The Mathematics of Sex: How Biology and Society Conspire to Limit Talented Women and Girls
I’ll be honest. I was scared of reading The Mathematics of Sex. I am not the kind of women they’re writing about, and I know very few women who are. I’m not a mathematician, physicist, chemist, computer scientist, operations researcher, or engineer. Without the subtitle, “How Biology and Society Conspire to Limit Talented Women and Girls,” the title is somewhat misleading; it’s not so much about sex between the sheets as biological sex. It’s not about the math of sex so much as the math surrounding women… or the lack of it surrounding them.
Ceci and Williams note that boys and men perform better than girls and women on standardized tests. (They use the SATs and the Putnam Mathematical Competition as examples.) Interestingly, girls and women earn better grades than boys and men in math and science classes. “For example, a man with the same SAT-M score as a woman seated next to him earns a grade nearly two letter grades lower than her in a mathematics course—he gets a C/D versus her B.” Still, even though women do better in classes, “the ranks of professionals in math-intensive fields are lopsidedly male.”

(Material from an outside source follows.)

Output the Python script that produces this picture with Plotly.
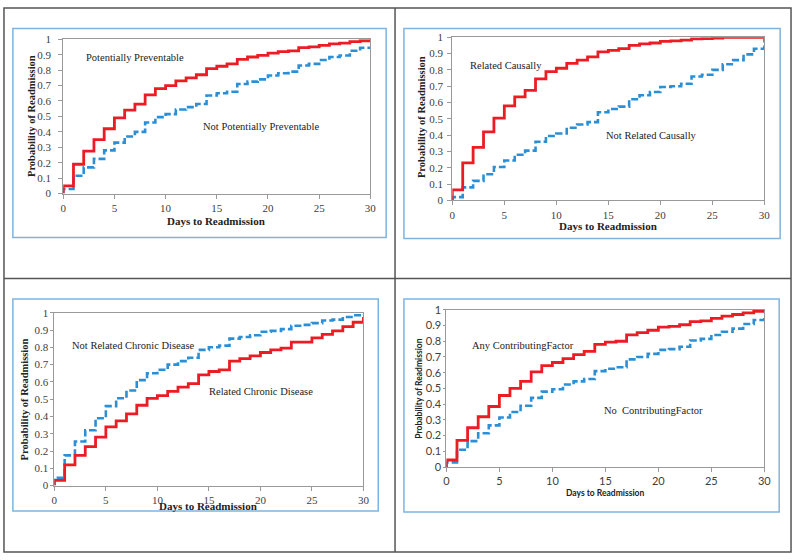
import plotly.graph_objects as go

W, H = 800, 560

days = list(range(0, 31))

# Panel 1
p1_red = [0.05, 0.19, 0.275, 0.35, 0.42, 0.49, 0.54, 0.58, 0.64, 0.68, 0.70, 0.73, 0.75, 0.77, 0.81,
          0.825, 0.84, 0.87, 0.885, 0.895, 0.91, 0.92, 0.925, 0.945, 0.95, 0.96, 0.97, 0.975, 0.985, 0.99, 1.0]
p1_blue = [0.03, 0.115, 0.17, 0.225, 0.28, 0.33, 0.37, 0.40, 0.46, 0.495, 0.515, 0.545, 0.56, 0.58, 0.635,
           0.65, 0.66, 0.71, 0.725, 0.74, 0.765, 0.78, 0.79, 0.83, 0.84, 0.865, 0.885, 0.895, 0.925, 0.945, 0.95]
# Panel 2
p2_red = [0.065, 0.23, 0.325, 0.42, 0.505, 0.58, 0.635, 0.675, 0.745, 0.79, 0.81, 0.84, 0.86, 0.88, 0.91,
          0.92, 0.93, 0.95, 0.96, 0.965, 0.975, 0.978, 0.982, 0.99, 0.992, 0.995, 1.0, 1.0, 1.0, 1.0, 1.0]
p2_blue = [0.02, 0.08, 0.12, 0.16, 0.205, 0.245, 0.28, 0.305, 0.36, 0.395, 0.41, 0.445, 0.465, 0.48, 0.54,
           0.56, 0.575, 0.62, 0.645, 0.665, 0.695, 0.70, 0.715, 0.76, 0.77, 0.80, 0.835, 0.86, 0.895, 0.93, 0.99]
# Panel 3
p3_blue = [0.045, 0.175, 0.255, 0.32, 0.39, 0.46, 0.505, 0.55, 0.61, 0.65, 0.67, 0.70, 0.72, 0.74, 0.785,
           0.80, 0.81, 0.85, 0.86, 0.87, 0.89, 0.895, 0.905, 0.925, 0.93, 0.94, 0.955, 0.96, 0.975, 0.985, 0.99]
p3_red = [0.03, 0.12, 0.175, 0.225, 0.28, 0.34, 0.375, 0.415, 0.465, 0.505, 0.52, 0.545, 0.57, 0.59, 0.64,
          0.66, 0.67, 0.72, 0.735, 0.75, 0.77, 0.785, 0.795, 0.83, 0.83, 0.855, 0.875, 0.895, 0.92, 0.945, 0.975]
# Panel 4
p4_red = [0.045, 0.17, 0.25, 0.32, 0.385, 0.455, 0.50, 0.545, 0.605, 0.645, 0.665, 0.69, 0.715, 0.735, 0.78,
          0.795, 0.80, 0.84, 0.855, 0.87, 0.89, 0.895, 0.905, 0.925, 0.93, 0.945, 0.96, 0.97, 0.98, 0.99, 0.995]
p4_blue = [0.03, 0.11, 0.165, 0.215, 0.265, 0.315, 0.35, 0.39, 0.44, 0.48, 0.495, 0.525, 0.545, 0.56, 0.61,
           0.625, 0.635, 0.685, 0.70, 0.72, 0.745, 0.75, 0.765, 0.805, 0.815, 0.84, 0.86, 0.88, 0.91, 0.935, 0.95]

x_ticks = [0, 5, 10, 15, 20, 25, 30]
y_ticks = [0, 0.1, 0.2, 0.3, 0.4, 0.5, 0.6, 0.7, 0.8, 0.9, 1]
y_tick_text = ["0", "0.1", "0.2", "0.3", "0.4", "0.5", "0.6", "0.7", "0.8", "0.9", "1"]

RED = "#ec1c24"
BLUE = "#2b8fd6"


def px(x):
    return x / W


def py(y):
    return 1 - y / H


panels = [
    dict(plot=(61, 372, 33, 191), box=(10, 388, 22, 236), serif=True, ylen=4, ystand=5,
         red=p1_red, blue=p1_blue,
         labels=[("Potentially Preventable", 82, 52), ("Not Potentially Preventable", 200, 122)],
         xt=(216, 219), yt=(29, 112)),
    dict(plot=(455, 771, 31, 198), box=(406, 787, 22, 237), serif=True, ylen=4, ystand=2,
         red=p2_red, blue=p2_blue,
         labels=[("Related Causally", 471, 60), ("Not Related Causally", 609, 132)],
         xt=(613, 224), yt=(424, 113)),
    dict(plot=(52, 365, 313, 490), box=(10, 380, 299, 516), serif=True, ylen=3, ystand=0,
         red=p3_red, blue=p3_blue,
         labels=[("Not Related Chronic Disease", 68, 347), ("Related Chronic Disease", 207, 394)],
         xt=(208, 511), yt=(22, 402)),
    dict(plot=(449, 771, 310, 471), box=(406, 786, 299, 517), serif=False, ylen=2, ystand=0,
         red=p4_red, blue=p4_blue,
         labels=[("Any ContributingFactor", 473, 347), ("No  ContributingFactor", 607, 413)],
         xt=(610, 498), yt=(421, 391)),
]

fig = go.Figure()
layout = dict(width=W, height=H, margin=dict(l=0, r=0, t=0, b=0),
              paper_bgcolor="white", plot_bgcolor="white", showlegend=False)
shapes = []
annotations = []

for i, p in enumerate(panels):
    n = "" if i == 0 else str(i + 1)
    l, r, t, b = p["plot"]
    tickfont = dict(family="Liberation Serif" if p["serif"] else "Lato",
                    size=11, color="#404040")
    layout["xaxis" + n] = dict(domain=[px(l), px(r)], range=[0, 30], anchor="y" + n,
                               tickvals=x_ticks, ticks="outside", ticklen=4, tickcolor="#999",
                               showline=True, mirror=True, linecolor="#999", linewidth=1,
                               showgrid=False, zeroline=False, tickfont=tickfont, fixedrange=True)
    layout["yaxis" + n] = dict(domain=[py(b), py(t)], range=[0, 1], anchor="x" + n,
                               tickvals=y_ticks, ticktext=y_tick_text, ticks="outside",
                               ticklen=p["ylen"], tickcolor="#999", showline=True, mirror=True,
                               linecolor="#999", linewidth=1, showgrid=False, zeroline=False,
                               tickfont=tickfont, ticklabelstandoff=p["ystand"], fixedrange=True)
    xs = [0] + days
    fig.add_trace(go.Scatter(x=xs, y=[0] + p["blue"], mode="lines", line_shape="hv",
                             line=dict(color=BLUE, width=2.6, dash="7px,3px"),
                             xaxis="x" + n, yaxis="y" + n, cliponaxis=False, hoverinfo="skip"))
    fig.add_trace(go.Scatter(x=xs, y=[0] + p["red"], mode="lines", line_shape="hv",
                             line=dict(color=RED, width=2.8),
                             xaxis="x" + n, yaxis="y" + n, cliponaxis=False, hoverinfo="skip"))
    bl, br, bt, bb = p["box"]
    shapes.append(dict(type="rect", xref="paper", yref="paper", x0=px(bl), x1=px(br),
                       y0=py(bb), y1=py(bt), line=dict(color="#7fb4e0", width=1.5)))
    for text, lx, ly in p["labels"]:
        annotations.append(dict(text=text, xref="paper", yref="paper", x=px(lx), y=py(ly),
                                xanchor="left", yanchor="middle", showarrow=False,
                                font=dict(family="Liberation Serif", size=10.5, color="#222")))
    tfam = "Liberation Serif" if p["serif"] else "Lato"
    xsize = 11 if p["serif"] else 8.5
    ysize = 10.5 if p["serif"] else 8.5
    annotations.append(dict(text="<b>Days to Readmission</b>", xref="paper", yref="paper",
                            x=px(p["xt"][0]), y=py(p["xt"][1]), xanchor="center", yanchor="middle",
                            showarrow=False, font=dict(family=tfam, size=xsize, color="#222")))
    annotations.append(dict(text="<b>Probability of Readmission</b>", xref="paper", yref="paper",
                            x=px(p["yt"][0]), y=py(p["yt"][1]), xanchor="center", yanchor="middle",
                            textangle=-90, showarrow=False,
                            font=dict(family=tfam, size=ysize, color="#222")))

# outer frame and dividers
frame = dict(color="#555", width=1.5)
shapes.append(dict(type="rect", xref="paper", yref="paper", x0=px(1), x1=px(798), y0=py(558), y1=py(1),
                   line=frame))
shapes.append(dict(type="line", xref="paper", yref="paper", x0=px(397), x1=px(397), y0=py(558), y1=py(1),
                   line=frame))
shapes.append(dict(type="line", xref="paper", yref="paper", x0=px(1), x1=px(798), y0=py(278), y1=py(278),
                   line=frame))

layout["shapes"] = shapes
layout["annotations"] = annotations
fig.update_layout(**layout)
fig.write_html("out.html", config={"displayModeBar": False, "staticPlot": True},
               post_script="document.body.style.margin='0';document.body.style.overflow='hidden';")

There are three supposed causes of the under-representation of women in math-heavy fields of work: comparable innate ability, social and cultural bias and barriers, and women’s lack of interest. The authors cover these arguments thoroughly in chapters two and three, which they call “opening arguments.” Then, in chapters four and five, they challenge those arguments with their own research and data.
Ceci and Williams conclude that women are not in math-intensive fields as much as men because of _non_biological/ability factors, including the tendency for “women with high mathematical talent…to enter non-math fields such as medicine, veterinary medicine, law, and biological sciences.” They analyze evidence across multiple fields of expertise: “the cognitive psychology of mental rotation, the social psychology of stereotypes, personal preferences, discrimination, and hormonal bases of behavior, econometrics of hiring and promotion, and cultural comparisons of mathematics achievement.”
Overall, The Mathematics of Sex wasn’t as scary as I expected it to be, and it was worth the read. To those people who say, “All these worrying women; I don’t know what the big fuss is,” I say: this book has the answer to why women aren’t in STEM (science, technology, engineering, and math) professions. It’s important to promote women in fields in which there are few female representatives so that future generations will continue to come to the radical conclusion that women are also human. Ceci and Williams do a good job of encouraging that in this book. Kudos.